Discussion: Many speakers shared their experience of good practices at the national level, including, inter alia: industry partnerships; transportation initiatives; information exchange; and end-use efficiency. The US, with BULGARIA, highlighted the role of partial loan guarantees. ITALY emphasized the role of market mechanisms in establishing an infrastructure for renewable energy technology, and FARMERS highlighted the need for market incentives to make sugarcane bagasse cogeneration economically viable. BUSINESS AND INDUSTRY emphasized that policies can encourage efficiency by sending strong market signals. SOUTH AFRICA noted that initiatives needed to be put in the context of MDG implementation. AUSTRIA said energy efficiency contributes to security of supply, competitiveness and environmental protection. She highlighted the Marrakech Process task forces as key to addressing sustainable consumption and production.
BRAZIL highlighted a government-industry energy efficiency partnership, and NORWAY described a government initiative to support energy efficiency and renewable energy. WORKERS AND TRADE UNIONS noted that workplace energy efficiency should be government-led. The EC and NGOs highlighted consumer-based approaches, including energy labeling, while MEXICO stressed regulation. AUSTRALIA noted the need to align product standards worldwide. On energy conservation, JORDAN advocated setting a challenge for industry decision-makers. On energy efficiency, MAURITIUS highlighted a lack of knowledge within industry. QATAR noted the environmental impacts of some renewable energy technologies.
CONFERENCE ROOM 4: AFTERNOON
REGIONAL SESSION: UN Economic Commission for Europe (ECE): Vice-Chair Yvo de Boer, opened the session and introduced Kaj Barlund, ECE, who highlighted a number of regional actions. Eliot Morley, Minister for the Environment, UK, provided a summary of outcomes from the regional implementation forum, noting the need to deploy a mix of policy instruments. Viktor Baranchuk, Ministry of Industrial Policy, Ukraine, discussed lessons learned and best practice. Jean-Christophe Fueg, Federal Office of Energy, Switzerland, discussed variations in energy security concerns. Martin Williams, Department of Environment, Food and Rural Affairs, UK, noted the successes and challenges of the Convention on Long-Range Transboundary Air Pollution.
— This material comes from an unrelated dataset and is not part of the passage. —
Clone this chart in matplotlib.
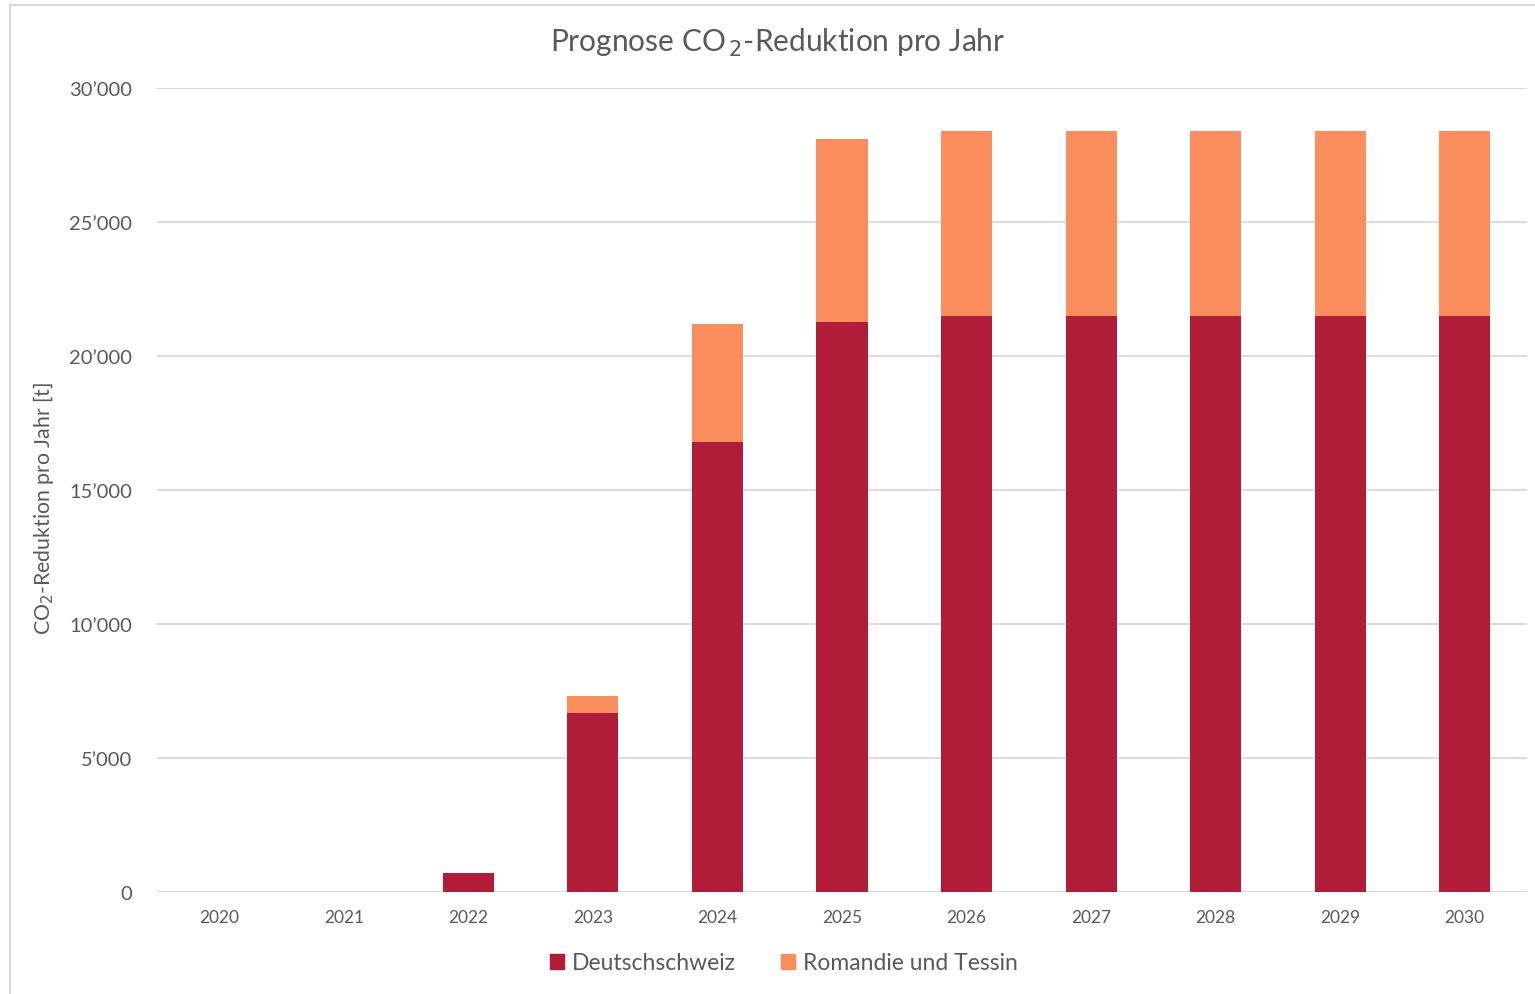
import matplotlib
matplotlib.use("Agg")
import matplotlib.pyplot as plt
from matplotlib.lines import Line2D
from matplotlib.patches import Patch
import numpy as np

years = ["2020", "2021", "2022", "2023", "2024", "2025", "2026", "2027", "2028", "2029", "2030"]
deutschschweiz = [0, 0, 710, 6680, 16800, 21280, 21500, 21500, 21500, 21500, 21500]
romandie_tessin = [0, 0, 0, 640, 4400, 6820, 6900, 6900, 6900, 6900, 6900]
yticks = [0, 5000, 10000, 15000, 20000, 25000, 30000]
ytick_labels = ["0", "5\u2019000", "10\u2019000", "15\u2019000", "20\u2019000", "25\u2019000", "30\u2019000"]

plt.rcParams['font.family'] = ['Lato', 'DejaVu Sans']
txt = "#595959"
c_dark = "#B11C39"
c_orange = "#F98D5D"

fig = plt.figure(figsize=(15.35, 9.95), dpi=100)
ax = fig.add_axes([157/1535, 1-893/995, (1527-157)/1535, (893-89)/995])

x = np.arange(len(years))
w = 0.41
ax.bar(x, deutschschweiz, width=w, color=c_dark, label="Deutschschweiz", zorder=3)
ax.bar(x, romandie_tessin, width=w, bottom=deutschschweiz, color=c_orange, label="Romandie und Tessin", zorder=3)

ax.set_xlim(-0.5, len(years) - 0.5)
ax.set_ylim(0, 30000)
ax.set_yticks(yticks)
ax.set_yticklabels(ytick_labels, fontsize=14.5, color=txt)
ax.set_xticks(x)
ax.set_xticklabels(years, fontsize=12.5, color=txt)
ax.tick_params(axis='both', length=0)
ax.tick_params(axis='y', pad=18)
ax.tick_params(axis='x', pad=12)
ax.grid(axis='y', color="#d9d9d9", linewidth=1.3, zorder=0)
for s in ax.spines.values():
    s.set_visible(False)
ax.axhline(0, color="#d9d9d9", linewidth=1.3, zorder=1)

ax.set_ylabel("CO$_2$-Reduktion pro Jahr [t]", fontsize=15.3, color=txt)
ax.yaxis.set_label_coords((56 - 157) / 1370, (893 - 509) / 804)
fig.text(778/1535, 1-43/995, "Prognose CO$_{\\,2}$-Reduktion pro Jahr", ha='center', va='center',
         fontsize=21.5, color=txt)

handles = [Patch(color=c_dark), Patch(color=c_orange)]
fig.legend(handles, ["Deutschschweiz", "Romandie und Tessin"], loc='center',
           bbox_to_anchor=(784/1535, 1-964/995), ncol=2, frameon=False, fontsize=16.5,
           labelcolor=txt, handlelength=0.6, handleheight=0.6, handletextpad=0.35,
           columnspacing=2.0)

# chart border (left and top visible)
fig.add_artist(Line2D([10/1535, 10/1535], [0, 1-6/995], color="#d9d9d9", lw=1.5, transform=fig.transFigure))
fig.add_artist(Line2D([10/1535, 1], [1-6/995, 1-6/995], color="#d9d9d9", lw=1.5, transform=fig.transFigure))

fig.savefig("out.png", dpi=100)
Discussion: AZERBAIJAN stressed regional cooperation and corporate responsibility, and TURKEY highlighted the security of energy supply routes. The EU called for more coherent regional processes. CROATIA referred to problems with emissions trading. CHILDREN AND YOUTH called for innovations in sustainable development that prioritize consumers, and SWEDEN focused on lifestyle change. WORKERS AND TRADE UNIONS outlined their role in the energy transition. Barlund highlighted clean technology centers and emissions trading. A number of discussants voiced support for the UNEP-led environment and security project.
UN Economic and Social Commission for Asia and the Pacific (ESCAP): Vice-Chair Javad Amin-Mansour (Iran) introduced Liana Bratasida, Ministry of Environment, Indonesia, who underlined the importance of strategic approaches. Xinhuai Wang, National Development and Reform Commission, China, highlighted the importance of micro-level planning, a sound legal framework, active public investment and pricing mechanisms. Padma Lal, Representative of Fiji, reviewed experiences in the Pacific, highlighting cooperative planning, partnerships, regional cooperation and the urgency of disaster preparedness and response. Susumu Okamoto, Ministry of Economy, Trade and Industry, Japan, noted the importance of creating enabling conditions for the successful transfer of environmentally sound technologies. Jyoti Parikh, Integrated Research and Action for Development, warned that with increasing oil prices, women engaged in biomass production could become even more marginalised.
Discussion: ESCAP said the crucial question was whether Asia Pacific countries could steer their economies toward sustainability. KOREA reflected on “green growth” and the impact of oil prices on development. SAUDI ARABIA suggested increasing taxes as a solution to high oil prices. The US described the role of satellite technology in developing renewables, and stressed regional partnership. KAZAKHSTAN called for investment in secure energy supplies. CHINA described industrial adjustment, including pricing and taxation policies. FARMERS called for R&D to address the long pay-back periods and inadequate funding for renewable technologies. JAPAN underscored the importance of sharing good practice. WOMEN noted their customary role as managers of biomass, and called for recognition of women as social capital, and for equality as a prerequisite for sustainable development.
IN THE CORRIDORS
On day two, NGOs are both cautious and ambitious. Some believe the CSD provides a unique home or ‘clearing house’ for debates on the multiple dimensions of one of the world’s most pressing issues: energy security and rising fuel demand in a world that must brace itself for the era of ‘peak oil’. Citing the likelihood of a further escalation in oil prices, some NGO participants sense an opportunity for the CSD to bring coherence and add value to the diverse energy-related discussions, including climate change, renewable energy, the nuclear issue, and equitable development paths. Others fear that the session may already be bogged down in tensions that can be traced back to the debates over the CSD’s multiyear programme of work. Elements of the G-77/China seem to be alienated by the current approach to thematic integration, which they regard as a licence to add little or no value to what is already being undertaken on the ground, and turn the CSD into a mere ‘spectacle’.